#### Exercise details:
All of the material should be reproduced exactly, with pictures left out.

#### Information provided:
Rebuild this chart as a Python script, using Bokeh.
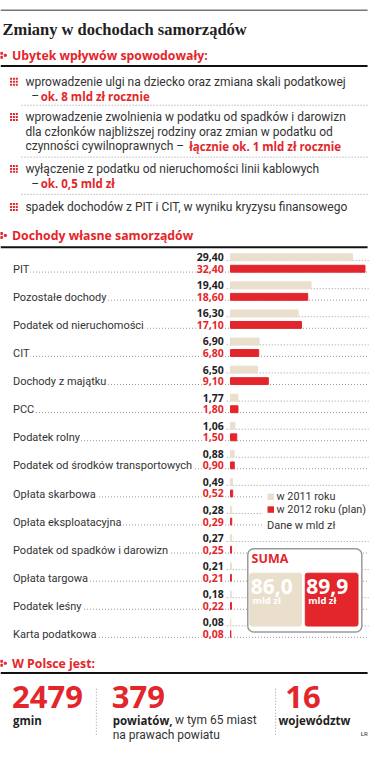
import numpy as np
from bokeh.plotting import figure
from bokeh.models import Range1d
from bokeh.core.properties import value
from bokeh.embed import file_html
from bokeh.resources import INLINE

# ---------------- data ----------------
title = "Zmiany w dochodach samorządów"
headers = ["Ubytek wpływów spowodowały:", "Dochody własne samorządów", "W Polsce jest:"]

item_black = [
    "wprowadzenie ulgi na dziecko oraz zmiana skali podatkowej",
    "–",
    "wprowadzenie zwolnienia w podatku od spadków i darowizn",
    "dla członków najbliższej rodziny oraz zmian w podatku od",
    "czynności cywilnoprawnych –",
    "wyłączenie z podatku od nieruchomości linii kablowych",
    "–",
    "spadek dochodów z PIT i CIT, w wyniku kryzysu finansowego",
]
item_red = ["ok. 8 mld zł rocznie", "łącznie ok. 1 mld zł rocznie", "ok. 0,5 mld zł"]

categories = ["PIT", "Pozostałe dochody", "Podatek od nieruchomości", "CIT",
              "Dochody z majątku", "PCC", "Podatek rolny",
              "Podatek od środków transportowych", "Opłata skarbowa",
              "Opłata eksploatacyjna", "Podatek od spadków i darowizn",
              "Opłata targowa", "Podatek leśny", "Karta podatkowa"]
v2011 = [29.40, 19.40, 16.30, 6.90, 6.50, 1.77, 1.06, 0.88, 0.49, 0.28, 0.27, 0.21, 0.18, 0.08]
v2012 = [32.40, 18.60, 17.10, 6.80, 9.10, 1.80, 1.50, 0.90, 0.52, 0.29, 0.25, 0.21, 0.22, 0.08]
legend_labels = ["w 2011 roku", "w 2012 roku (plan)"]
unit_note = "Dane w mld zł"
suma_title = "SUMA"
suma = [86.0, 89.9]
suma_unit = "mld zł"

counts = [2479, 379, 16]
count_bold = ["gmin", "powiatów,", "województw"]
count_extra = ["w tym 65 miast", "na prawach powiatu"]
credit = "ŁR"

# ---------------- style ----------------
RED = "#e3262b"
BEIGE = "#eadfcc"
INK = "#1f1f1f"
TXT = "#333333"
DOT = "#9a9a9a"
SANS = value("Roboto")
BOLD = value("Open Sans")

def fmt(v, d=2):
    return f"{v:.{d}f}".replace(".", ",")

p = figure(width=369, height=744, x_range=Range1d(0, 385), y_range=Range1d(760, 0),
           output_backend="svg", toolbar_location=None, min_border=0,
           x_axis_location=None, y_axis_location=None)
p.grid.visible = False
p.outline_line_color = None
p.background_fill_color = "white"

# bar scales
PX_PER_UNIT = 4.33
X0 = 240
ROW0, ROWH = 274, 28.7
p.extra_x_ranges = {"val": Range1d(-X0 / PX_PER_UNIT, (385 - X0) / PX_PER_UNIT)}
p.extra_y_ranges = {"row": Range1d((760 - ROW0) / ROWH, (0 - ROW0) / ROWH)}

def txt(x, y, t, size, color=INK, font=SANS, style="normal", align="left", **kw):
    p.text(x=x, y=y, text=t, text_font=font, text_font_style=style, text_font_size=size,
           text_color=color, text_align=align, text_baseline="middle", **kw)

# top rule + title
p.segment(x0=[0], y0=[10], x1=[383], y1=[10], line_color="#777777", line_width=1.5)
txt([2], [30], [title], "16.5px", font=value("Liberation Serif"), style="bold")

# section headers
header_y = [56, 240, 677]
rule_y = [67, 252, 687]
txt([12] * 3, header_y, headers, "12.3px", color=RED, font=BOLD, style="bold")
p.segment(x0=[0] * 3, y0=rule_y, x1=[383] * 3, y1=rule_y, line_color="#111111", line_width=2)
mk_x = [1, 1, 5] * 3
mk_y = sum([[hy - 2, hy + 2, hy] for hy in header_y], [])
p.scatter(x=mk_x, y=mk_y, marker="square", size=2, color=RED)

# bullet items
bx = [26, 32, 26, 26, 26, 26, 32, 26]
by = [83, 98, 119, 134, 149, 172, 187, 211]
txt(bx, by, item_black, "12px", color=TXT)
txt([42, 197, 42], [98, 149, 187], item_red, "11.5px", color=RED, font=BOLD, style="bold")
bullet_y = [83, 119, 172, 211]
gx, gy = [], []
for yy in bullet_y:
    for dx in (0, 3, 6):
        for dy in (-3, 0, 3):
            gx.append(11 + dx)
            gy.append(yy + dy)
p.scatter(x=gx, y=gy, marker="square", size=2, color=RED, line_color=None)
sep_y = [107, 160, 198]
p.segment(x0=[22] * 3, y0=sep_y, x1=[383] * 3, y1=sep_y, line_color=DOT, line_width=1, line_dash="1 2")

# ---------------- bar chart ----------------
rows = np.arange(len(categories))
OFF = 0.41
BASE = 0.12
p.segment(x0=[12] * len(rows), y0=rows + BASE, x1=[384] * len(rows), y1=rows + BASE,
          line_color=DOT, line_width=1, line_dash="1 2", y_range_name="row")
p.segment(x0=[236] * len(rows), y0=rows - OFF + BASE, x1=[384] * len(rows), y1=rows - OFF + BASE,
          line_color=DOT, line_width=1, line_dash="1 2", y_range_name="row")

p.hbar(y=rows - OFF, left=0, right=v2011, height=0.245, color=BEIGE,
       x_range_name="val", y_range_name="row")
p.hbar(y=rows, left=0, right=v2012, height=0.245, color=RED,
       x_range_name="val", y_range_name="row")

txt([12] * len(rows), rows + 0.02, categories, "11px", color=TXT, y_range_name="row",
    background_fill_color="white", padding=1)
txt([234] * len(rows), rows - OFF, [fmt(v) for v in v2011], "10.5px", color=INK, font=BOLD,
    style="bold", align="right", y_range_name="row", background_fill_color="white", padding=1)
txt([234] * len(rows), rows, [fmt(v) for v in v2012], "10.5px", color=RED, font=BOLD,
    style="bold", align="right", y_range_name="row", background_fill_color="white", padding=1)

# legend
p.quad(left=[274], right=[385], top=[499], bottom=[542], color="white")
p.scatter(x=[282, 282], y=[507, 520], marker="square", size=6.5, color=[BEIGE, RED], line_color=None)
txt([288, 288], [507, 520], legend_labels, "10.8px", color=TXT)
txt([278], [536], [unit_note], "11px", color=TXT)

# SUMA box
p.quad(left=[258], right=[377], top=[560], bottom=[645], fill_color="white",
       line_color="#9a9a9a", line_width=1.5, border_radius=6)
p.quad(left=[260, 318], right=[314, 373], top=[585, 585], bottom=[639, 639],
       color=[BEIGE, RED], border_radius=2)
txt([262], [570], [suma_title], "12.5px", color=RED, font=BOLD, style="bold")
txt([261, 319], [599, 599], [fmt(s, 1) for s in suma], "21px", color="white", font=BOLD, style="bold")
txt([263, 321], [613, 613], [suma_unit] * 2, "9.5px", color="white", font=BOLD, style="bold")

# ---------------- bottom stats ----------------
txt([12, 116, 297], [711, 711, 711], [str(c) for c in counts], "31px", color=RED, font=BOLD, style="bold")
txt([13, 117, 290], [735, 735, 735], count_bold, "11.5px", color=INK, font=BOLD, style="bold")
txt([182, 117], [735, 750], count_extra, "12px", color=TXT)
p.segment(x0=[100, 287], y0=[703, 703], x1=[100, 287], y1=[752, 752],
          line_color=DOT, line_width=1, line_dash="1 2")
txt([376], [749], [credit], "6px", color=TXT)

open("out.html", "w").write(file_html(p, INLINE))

#### Worked answer:
Rebuild this chart as a Python script, using Bokeh.
import numpy as np
from bokeh.plotting import figure
from bokeh.models import Range1d
from bokeh.core.properties import value
from bokeh.embed import file_html
from bokeh.resources import INLINE

# ---------------- data ----------------
title = "Zmiany w dochodach samorządów"
headers = ["Ubytek wpływów spowodowały:", "Dochody własne samorządów", "W Polsce jest:"]

item_black = [
    "wprowadzenie ulgi na dziecko oraz zmiana skali podatkowej",
    "–",
    "wprowadzenie zwolnienia w podatku od spadków i darowizn",
    "dla członków najbliższej rodziny oraz zmian w podatku od",
    "czynności cywilnoprawnych –",
    "wyłączenie z podatku od nieruchomości linii kablowych",
    "–",
    "spadek dochodów z PIT i CIT, w wyniku kryzysu finansowego",
]
item_red = ["ok. 8 mld zł rocznie", "łącznie ok. 1 mld zł rocznie", "ok. 0,5 mld zł"]

categories = ["PIT", "Pozostałe dochody", "Podatek od nieruchomości", "CIT",
              "Dochody z majątku", "PCC", "Podatek rolny",
              "Podatek od środków transportowych", "Opłata skarbowa",
              "Opłata eksploatacyjna", "Podatek od spadków i darowizn",
              "Opłata targowa", "Podatek leśny", "Karta podatkowa"]
v2011 = [29.40, 19.40, 16.30, 6.90, 6.50, 1.77, 1.06, 0.88, 0.49, 0.28, 0.27, 0.21, 0.18, 0.08]
v2012 = [32.40, 18.60, 17.10, 6.80, 9.10, 1.80, 1.50, 0.90, 0.52, 0.29, 0.25, 0.21, 0.22, 0.08]
legend_labels = ["w 2011 roku", "w 2012 roku (plan)"]
unit_note = "Dane w mld zł"
suma_title = "SUMA"
suma = [86.0, 89.9]
suma_unit = "mld zł"

counts = [2479, 379, 16]
count_bold = ["gmin", "powiatów,", "województw"]
count_extra = ["w tym 65 miast", "na prawach powiatu"]
credit = "ŁR"

# ---------------- style ----------------
RED = "#e3262b"
BEIGE = "#eadfcc"
INK = "#1f1f1f"
TXT = "#333333"
DOT = "#9a9a9a"
SANS = value("Roboto")
BOLD = value("Open Sans")

def fmt(v, d=2):
    return f"{v:.{d}f}".replace(".", ",")

p = figure(width=369, height=744, x_range=Range1d(0, 385), y_range=Range1d(760, 0),
           output_backend="svg", toolbar_location=None, min_border=0,
           x_axis_location=None, y_axis_location=None)
p.grid.visible = False
p.outline_line_color = None
p.background_fill_color = "white"

# bar scales
PX_PER_UNIT = 4.33
X0 = 240
ROW0, ROWH = 274, 28.7
p.extra_x_ranges = {"val": Range1d(-X0 / PX_PER_UNIT, (385 - X0) / PX_PER_UNIT)}
p.extra_y_ranges = {"row": Range1d((760 - ROW0) / ROWH, (0 - ROW0) / ROWH)}

def txt(x, y, t, size, color=INK, font=SANS, style="normal", align="left", **kw):
    p.text(x=x, y=y, text=t, text_font=font, text_font_style=style, text_font_size=size,
           text_color=color, text_align=align, text_baseline="middle", **kw)

# top rule + title
p.segment(x0=[0], y0=[10], x1=[383], y1=[10], line_color="#777777", line_width=1.5)
txt([2], [30], [title], "16.5px", font=value("Liberation Serif"), style="bold")

# section headers
header_y = [56, 240, 677]
rule_y = [67, 252, 687]
txt([12] * 3, header_y, headers, "12.3px", color=RED, font=BOLD, style="bold")
p.segment(x0=[0] * 3, y0=rule_y, x1=[383] * 3, y1=rule_y, line_color="#111111", line_width=2)
mk_x = [1, 1, 5] * 3
mk_y = sum([[hy - 2, hy + 2, hy] for hy in header_y], [])
p.scatter(x=mk_x, y=mk_y, marker="square", size=2, color=RED)

# bullet items
bx = [26, 32, 26, 26, 26, 26, 32, 26]
by = [83, 98, 119, 134, 149, 172, 187, 211]
txt(bx, by, item_black, "12px", color=TXT)
txt([42, 197, 42], [98, 149, 187], item_red, "11.5px", color=RED, font=BOLD, style="bold")
bullet_y = [83, 119, 172, 211]
gx, gy = [], []
for yy in bullet_y:
    for dx in (0, 3, 6):
        for dy in (-3, 0, 3):
            gx.append(11 + dx)
            gy.append(yy + dy)
p.scatter(x=gx, y=gy, marker="square", size=2, color=RED, line_color=None)
sep_y = [107, 160, 198]
p.segment(x0=[22] * 3, y0=sep_y, x1=[383] * 3, y1=sep_y, line_color=DOT, line_width=1, line_dash="1 2")

# ---------------- bar chart ----------------
rows = np.arange(len(categories))
OFF = 0.41
BASE = 0.12
p.segment(x0=[12] * len(rows), y0=rows + BASE, x1=[384] * len(rows), y1=rows + BASE,
          line_color=DOT, line_width=1, line_dash="1 2", y_range_name="row")
p.segment(x0=[236] * len(rows), y0=rows - OFF + BASE, x1=[384] * len(rows), y1=rows - OFF + BASE,
          line_color=DOT, line_width=1, line_dash="1 2", y_range_name="row")

p.hbar(y=rows - OFF, left=0, right=v2011, height=0.245, color=BEIGE,
       x_range_name="val", y_range_name="row")
p.hbar(y=rows, left=0, right=v2012, height=0.245, color=RED,
       x_range_name="val", y_range_name="row")

txt([12] * len(rows), rows + 0.02, categories, "11px", color=TXT, y_range_name="row",
    background_fill_color="white", padding=1)
txt([234] * len(rows), rows - OFF, [fmt(v) for v in v2011], "10.5px", color=INK, font=BOLD,
    style="bold", align="right", y_range_name="row", background_fill_color="white", padding=1)
txt([234] * len(rows), rows, [fmt(v) for v in v2012], "10.5px", color=RED, font=BOLD,
    style="bold", align="right", y_range_name="row", background_fill_color="white", padding=1)

# legend
p.quad(left=[274], right=[385], top=[499], bottom=[542], color="white")
p.scatter(x=[282, 282], y=[507, 520], marker="square", size=6.5, color=[BEIGE, RED], line_color=None)
txt([288, 288], [507, 520], legend_labels, "10.8px", color=TXT)
txt([278], [536], [unit_note], "11px", color=TXT)

# SUMA box
p.quad(left=[258], right=[377], top=[560], bottom=[645], fill_color="white",
       line_color="#9a9a9a", line_width=1.5, border_radius=6)
p.quad(left=[260, 318], right=[314, 373], top=[585, 585], bottom=[639, 639],
       color=[BEIGE, RED], border_radius=2)
txt([262], [570], [suma_title], "12.5px", color=RED, font=BOLD, style="bold")
txt([261, 319], [599, 599], [fmt(s, 1) for s in suma], "21px", color="white", font=BOLD, style="bold")
txt([263, 321], [613, 613], [suma_unit] * 2, "9.5px", color="white", font=BOLD, style="bold")

# ---------------- bottom stats ----------------
txt([12, 116, 297], [711, 711, 711], [str(c) for c in counts], "31px", color=RED, font=BOLD, style="bold")
txt([13, 117, 290], [735, 735, 735], count_bold, "11.5px", color=INK, font=BOLD, style="bold")
txt([182, 117], [735, 750], count_extra, "12px", color=TXT)
p.segment(x0=[100, 287], y0=[703, 703], x1=[100, 287], y1=[752, 752],
          line_color=DOT, line_width=1, line_dash="1 2")
txt([376], [749], [credit], "6px", color=TXT)

open("out.html", "w").write(file_html(p, INLINE))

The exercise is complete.